(2007) JLP 56: 1-32
Mariano Croce and Andrea Salvatore
This article argues for an interactional conception of law, within an institutionalist legal perspective. Through a comparison between Carl Schmitt’s and Santi Romano’s concepts of law, we underscore (in (Section 1) the relevance and the role of an ethical residue in the understanding of the relationships between the legal order and society. Although both Schmitt and Romano are to be considered as institutionalist thinkers, in that their concepts of law portray the positive norm as a product of a previous social context, their final conclusions are very different.
Taking up the outcomes of such a comparison, we elucidate (in Section 2) the pivotal role of interaction within the norm-making process. In doing this, we seek to justify the four main tenets which underpin our legal conception. (a) Law is made up of a set of rules which are the conditions of possibility for durable forms of interaction. (b) A rule is a condition for the successful accomplishment of an interaction, that is to say, the condition without which the interaction would not achieve its intended aim. (c) An institution is a typified set of reiterated practices. (d) Positive law is the reflexive outlining of the effective and institutionalised rules.

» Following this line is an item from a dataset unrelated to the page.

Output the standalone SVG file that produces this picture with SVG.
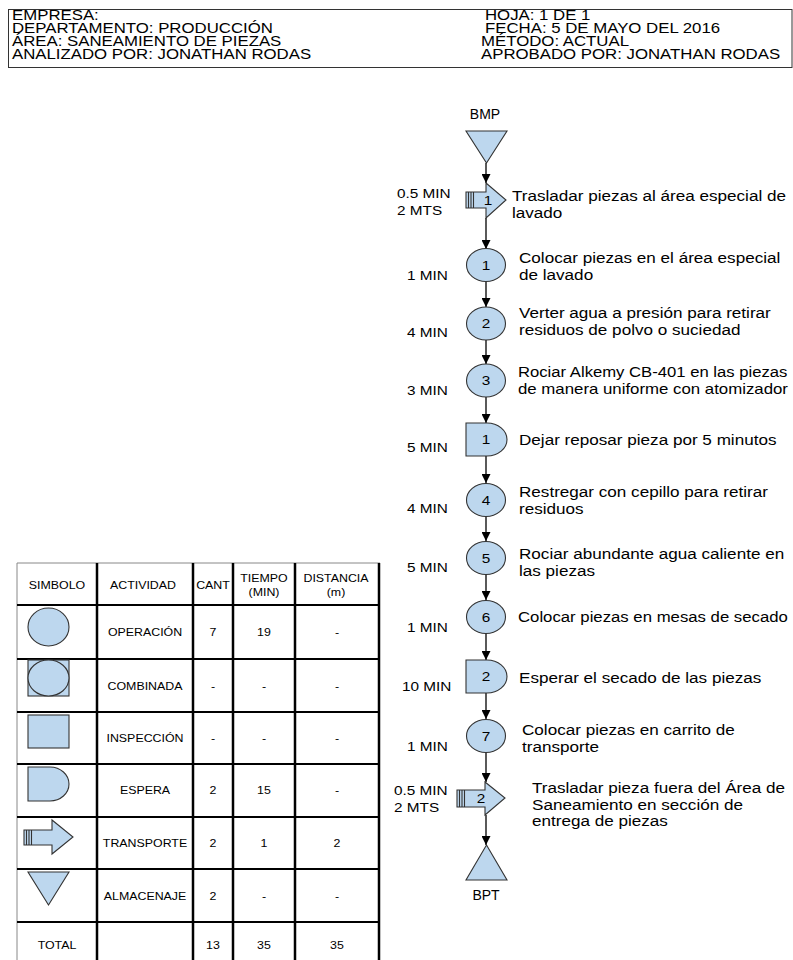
<svg xmlns="http://www.w3.org/2000/svg" width="793" height="960" viewBox="0 0 793 960">
<defs>
<style>
text{font-family:"Liberation Sans",Arial,sans-serif;fill:#000}
.h{font-size:14px}
.d{font-size:14.5px}
.l{font-size:13px}
.n{font-size:13px;text-anchor:middle}
.c{font-size:14px;text-anchor:middle}
.t{font-size:10.5px;text-anchor:middle}
.s{fill:#bdd7ee;stroke:#333;stroke-width:1.1}
.st{stroke:#333;stroke-width:1.1}
.cn{stroke:#000;stroke-width:1.3;fill:none;marker-end:url(#ah)}
.g{stroke:#000;stroke-width:2.5}
.gh{stroke:#000;stroke-width:2}
.gt{stroke:#888;stroke-width:1}
</style>
<marker id="ah" viewBox="0 0 10 10" refX="10" refY="5" markerWidth="9" markerHeight="9" markerUnits="userSpaceOnUse" orient="auto"><path d="M0,0 L10,5 L0,10 z" fill="#000"/></marker>
</defs>
<rect width="793" height="960" fill="#fff"/>

<g id="header">
<rect x="8.5" y="9.5" width="783.5" height="58" fill="none" stroke="#333" stroke-width="1"/>
<text class="h" transform="matrix(1.2,0,0,1,12,20)">EMPRESA:</text>
<text class="h" transform="matrix(1.2,0,0,1,12,33)">DEPARTAMENTO: PRODUCCIÓN</text>
<text class="h" transform="matrix(1.2,0,0,1,12,46)">ÁREA: SANEAMIENTO DE PIEZAS</text>
<text class="h" transform="matrix(1.2,0,0,1,12,59)">ANALIZADO POR: JONATHAN RODAS</text>
<text class="h" transform="matrix(1.2,0,0,1,485,20)">HOJA: 1 DE 1</text>
<text class="h" transform="matrix(1.2,0,0,1,485,33)">FECHA: 5 DE MAYO DEL 2016</text>
<text class="h" transform="matrix(1.2,0,0,1,481,46)">MÉTODO: ACTUAL</text>
<text class="h" transform="matrix(1.2,0,0,1,481,59)">APROBADO POR: JONATHAN RODAS</text>
</g>

<g id="connectors">
<line class="cn" x1="486" y1="163" x2="486" y2="183"/>
<line class="cn" x1="486" y1="218" x2="486" y2="249"/>
<line class="cn" x1="486" y1="281" x2="486" y2="307"/>
<line class="cn" x1="486" y1="340" x2="486" y2="364"/>
<line class="cn" x1="486" y1="397" x2="486" y2="423"/>
<line class="cn" x1="486" y1="456" x2="486" y2="483"/>
<line class="cn" x1="486" y1="517" x2="486" y2="541"/>
<line class="cn" x1="486" y1="575" x2="486" y2="600"/>
<line class="cn" x1="486" y1="634" x2="486" y2="660"/>
<line class="cn" x1="486" y1="693" x2="486" y2="719"/>
<line class="cn" x1="486" y1="753" x2="486" y2="782"/>
<line class="cn" x1="486" y1="815" x2="486" y2="845"/>
</g>

<g id="bmp">
<text class="c" x="485" y="119">BMP</text>
<path class="s" d="M466,131 H507 L486.5,163 Z"/>
</g>

<g id="transporte1">
<path class="s" d="M466,192 H486 V183 L506,200 L486,218 V208 H466 Z"/>
<line class="st" x1="468.5" y1="192" x2="468.5" y2="208"/>
<line class="st" x1="471" y1="192" x2="471" y2="208"/>
<line class="st" x1="473.5" y1="192" x2="473.5" y2="208"/>
<text class="n" transform="matrix(1.18,0,0,1,488,205)">1</text>
<text class="l" transform="matrix(1.18,0,0,1,397,198)">0.5 MIN</text>
<text class="l" transform="matrix(1.18,0,0,1,397,215)">2 MTS</text>
<text class="d" transform="matrix(1.18,0,0,1,512,201)">Trasladar piezas al área especial de</text>
<text class="d" transform="matrix(1.18,0,0,1,512,218)">lavado</text>
</g>

<g id="op1">
<ellipse class="s" cx="486" cy="265" rx="19.5" ry="16.5"/>
<text class="n" transform="matrix(1.18,0,0,1,486,270)">1</text>
<text class="l" transform="matrix(1.18,0,0,1,407,280)">1 MIN</text>
<text class="d" transform="matrix(1.18,0,0,1,519,263)">Colocar piezas en el área especial</text>
<text class="d" transform="matrix(1.18,0,0,1,519,280)">de lavado</text>
</g>

<g id="op2">
<ellipse class="s" cx="486" cy="323.5" rx="19.5" ry="16.5"/>
<text class="n" transform="matrix(1.18,0,0,1,486,328)">2</text>
<text class="l" transform="matrix(1.18,0,0,1,407,337)">4 MIN</text>
<text class="d" transform="matrix(1.18,0,0,1,519,318)">Verter agua a presión para retirar</text>
<text class="d" transform="matrix(1.18,0,0,1,519,335)">residuos de polvo o suciedad</text>
</g>

<g id="op3">
<ellipse class="s" cx="486" cy="380.5" rx="19.5" ry="16.5"/>
<text class="n" transform="matrix(1.18,0,0,1,486,385)">3</text>
<text class="l" transform="matrix(1.18,0,0,1,407,395)">3 MIN</text>
<text class="d" transform="matrix(1.15,0,0,1,518,377)">Rociar Alkemy CB-401 en las piezas</text>
<text class="d" transform="matrix(1.16,0,0,1,518,394)">de manera uniforme con atomizador</text>
</g>

<g id="espera1">
<path class="s" d="M466,423 H487 A20,16.5 0 0 1 487,456 H466 Z"/>
<text class="n" transform="matrix(1.18,0,0,1,486,444)">1</text>
<text class="l" transform="matrix(1.18,0,0,1,407,452)">5 MIN</text>
<text class="d" transform="matrix(1.18,0,0,1,519,445)">Dejar reposar pieza por 5 minutos</text>
</g>

<g id="op4">
<ellipse class="s" cx="486" cy="500" rx="19.5" ry="16.5"/>
<text class="n" transform="matrix(1.18,0,0,1,486,505)">4</text>
<text class="l" transform="matrix(1.18,0,0,1,407,513)">4 MIN</text>
<text class="d" transform="matrix(1.18,0,0,1,519,497)">Restregar con cepillo para retirar</text>
<text class="d" transform="matrix(1.18,0,0,1,519,514)">residuos</text>
</g>

<g id="op5">
<ellipse class="s" cx="486" cy="558" rx="19.5" ry="16.5"/>
<text class="n" transform="matrix(1.18,0,0,1,486,563)">5</text>
<text class="l" transform="matrix(1.18,0,0,1,407,572)">5 MIN</text>
<text class="d" transform="matrix(1.18,0,0,1,519,559)">Rociar abundante agua caliente en</text>
<text class="d" transform="matrix(1.18,0,0,1,519,576)">las piezas</text>
</g>

<g id="op6">
<ellipse class="s" cx="486" cy="617" rx="19.5" ry="16.5"/>
<text class="n" transform="matrix(1.18,0,0,1,486,622)">6</text>
<text class="l" transform="matrix(1.18,0,0,1,407,632)">1 MIN</text>
<text class="d" transform="matrix(1.155,0,0,1,518,622)">Colocar piezas en mesas de secado</text>
</g>

<g id="espera2">
<path class="s" d="M466,660 H487 A20,16.5 0 0 1 487,693 H466 Z"/>
<text class="n" transform="matrix(1.18,0,0,1,486,681)">2</text>
<text class="l" transform="matrix(1.18,0,0,1,402,691)">10 MIN</text>
<text class="d" transform="matrix(1.18,0,0,1,519,683)">Esperar el secado de las piezas</text>
</g>

<g id="op7">
<ellipse class="s" cx="486" cy="736" rx="19.5" ry="16.5"/>
<text class="n" transform="matrix(1.18,0,0,1,486,741)">7</text>
<text class="l" transform="matrix(1.18,0,0,1,407,751)">1 MIN</text>
<text class="d" transform="matrix(1.18,0,0,1,522,735)">Colocar piezas en carrito de</text>
<text class="d" transform="matrix(1.18,0,0,1,522,752)">transporte</text>
</g>

<g id="transporte2">
<path class="s" d="M457,790 H485 V782 L505,798 L485,815 V807 H457 Z"/>
<line class="st" x1="459.5" y1="790" x2="459.5" y2="807"/>
<line class="st" x1="462" y1="790" x2="462" y2="807"/>
<line class="st" x1="464.5" y1="790" x2="464.5" y2="807"/>
<text class="n" transform="matrix(1.18,0,0,1,481,803)">2</text>
<text class="l" transform="matrix(1.18,0,0,1,394,795)">0.5 MIN</text>
<text class="l" transform="matrix(1.18,0,0,1,394,812)">2 MTS</text>
<text class="d" transform="matrix(1.18,0,0,1,532,793)">Trasladar pieza fuera del Área de</text>
<text class="d" transform="matrix(1.18,0,0,1,532,810)">Saneamiento en sección de</text>
<text class="d" transform="matrix(1.18,0,0,1,532,826)">entrega de piezas</text>
</g>

<g id="bpt">
<path class="s" d="M486.5,845 L507,880 H466 Z"/>
<text class="c" x="486" y="900">BPT</text>
</g>

<g id="tabla">
<line class="gt" x1="17" y1="563" x2="380" y2="563"/>
<line class="gt" x1="17" y1="563" x2="17" y2="962"/>
<line class="gh" x1="17" y1="605" x2="380" y2="605"/>
<line class="gh" x1="17" y1="659" x2="380" y2="659"/>
<line class="gh" x1="17" y1="712" x2="380" y2="712"/>
<line class="gh" x1="17" y1="764" x2="380" y2="764"/>
<line class="gh" x1="17" y1="817" x2="380" y2="817"/>
<line class="gh" x1="17" y1="869" x2="380" y2="869"/>
<line class="gh" x1="17" y1="922" x2="380" y2="922"/>
<line class="g" x1="97" y1="563" x2="97" y2="962"/>
<line class="g" x1="193" y1="563" x2="193" y2="962"/>
<line class="g" x1="233" y1="563" x2="233" y2="962"/>
<line class="g" x1="295" y1="563" x2="295" y2="962"/>
<line class="g" x1="379" y1="563" x2="379" y2="962"/>

<text class="t" transform="matrix(1.18,0,0,1,57,589)">SIMBOLO</text>
<text class="t" transform="matrix(1.18,0,0,1,143,589)">ACTIVIDAD</text>
<text class="t" transform="matrix(1.18,0,0,1,213,589)">CANT</text>
<text class="t" transform="matrix(1.18,0,0,1,264,582)">TIEMPO</text>
<text class="t" transform="matrix(1.18,0,0,1,264,596)">(MIN)</text>
<text class="t" transform="matrix(1.18,0,0,1,336,582)">DISTANCIA</text>
<text class="t" transform="matrix(1.18,0,0,1,336,596)">(m)</text>

<ellipse class="s" cx="48.5" cy="627" rx="20.5" ry="19"/>
<text class="t" transform="matrix(1.18,0,0,1,145,636)">OPERACIÓN</text>
<text class="t" transform="matrix(1.18,0,0,1,213,636)">7</text>
<text class="t" transform="matrix(1.18,0,0,1,264,636)">19</text>
<text class="t" transform="matrix(1.18,0,0,1,337,636)">-</text>

<rect class="s" x="28" y="660" width="41" height="36"/>
<ellipse class="s" cx="48.5" cy="678" rx="20.5" ry="18"/>
<text class="t" transform="matrix(1.18,0,0,1,145,690)">COMBINADA</text>
<text class="t" transform="matrix(1.18,0,0,1,213,690)">-</text>
<text class="t" transform="matrix(1.18,0,0,1,264,690)">-</text>
<text class="t" transform="matrix(1.18,0,0,1,337,690)">-</text>

<rect class="s" x="28" y="715" width="41" height="33"/>
<text class="t" transform="matrix(1.18,0,0,1,145,742)">INSPECCIÓN</text>
<text class="t" transform="matrix(1.18,0,0,1,213,742)">-</text>
<text class="t" transform="matrix(1.18,0,0,1,264,742)">-</text>
<text class="t" transform="matrix(1.18,0,0,1,337,742)">-</text>

<path class="s" d="M28,767 H50 A19,17 0 0 1 50,801 H28 Z"/>
<text class="t" transform="matrix(1.18,0,0,1,145,794)">ESPERA</text>
<text class="t" transform="matrix(1.18,0,0,1,213,794)">2</text>
<text class="t" transform="matrix(1.18,0,0,1,264,794)">15</text>
<text class="t" transform="matrix(1.18,0,0,1,337,794)">-</text>

<path class="s" d="M24,830 H52 V820 L73,837 L52,854 V845 H24 Z"/>
<line class="st" x1="26.5" y1="830" x2="26.5" y2="845"/>
<line class="st" x1="29" y1="830" x2="29" y2="845"/>
<line class="st" x1="31.5" y1="830" x2="31.5" y2="845"/>
<text class="t" transform="matrix(1.18,0,0,1,145,847)">TRANSPORTE</text>
<text class="t" transform="matrix(1.18,0,0,1,213,847)">2</text>
<text class="t" transform="matrix(1.18,0,0,1,264,847)">1</text>
<text class="t" transform="matrix(1.18,0,0,1,337,847)">2</text>

<path class="s" d="M28,872 H69 L48.5,905 Z"/>
<text class="t" transform="matrix(1.18,0,0,1,145,900)">ALMACENAJE</text>
<text class="t" transform="matrix(1.18,0,0,1,213,900)">2</text>
<text class="t" transform="matrix(1.18,0,0,1,264,900)">-</text>
<text class="t" transform="matrix(1.18,0,0,1,337,900)">-</text>

<text class="t" transform="matrix(1.18,0,0,1,57,949)">TOTAL</text>
<text class="t" transform="matrix(1.18,0,0,1,213,949)">13</text>
<text class="t" transform="matrix(1.18,0,0,1,264,949)">35</text>
<text class="t" transform="matrix(1.18,0,0,1,337,949)">35</text>
</g>
</svg>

These steps allow us to outline the framework of a ‘critical’ institutionalism (in Sections 3-5). Critical institutionalism, we argue, is able to integrate the interactional/ institutionalist theory with the main results of the legal pluralism paradigm. It achieves this while avoiding the weakness of ‘new institutionalism’, represented especially by MacCormick and Weinberger, that it cannot explain why interactional practices come into existence and produce institutions.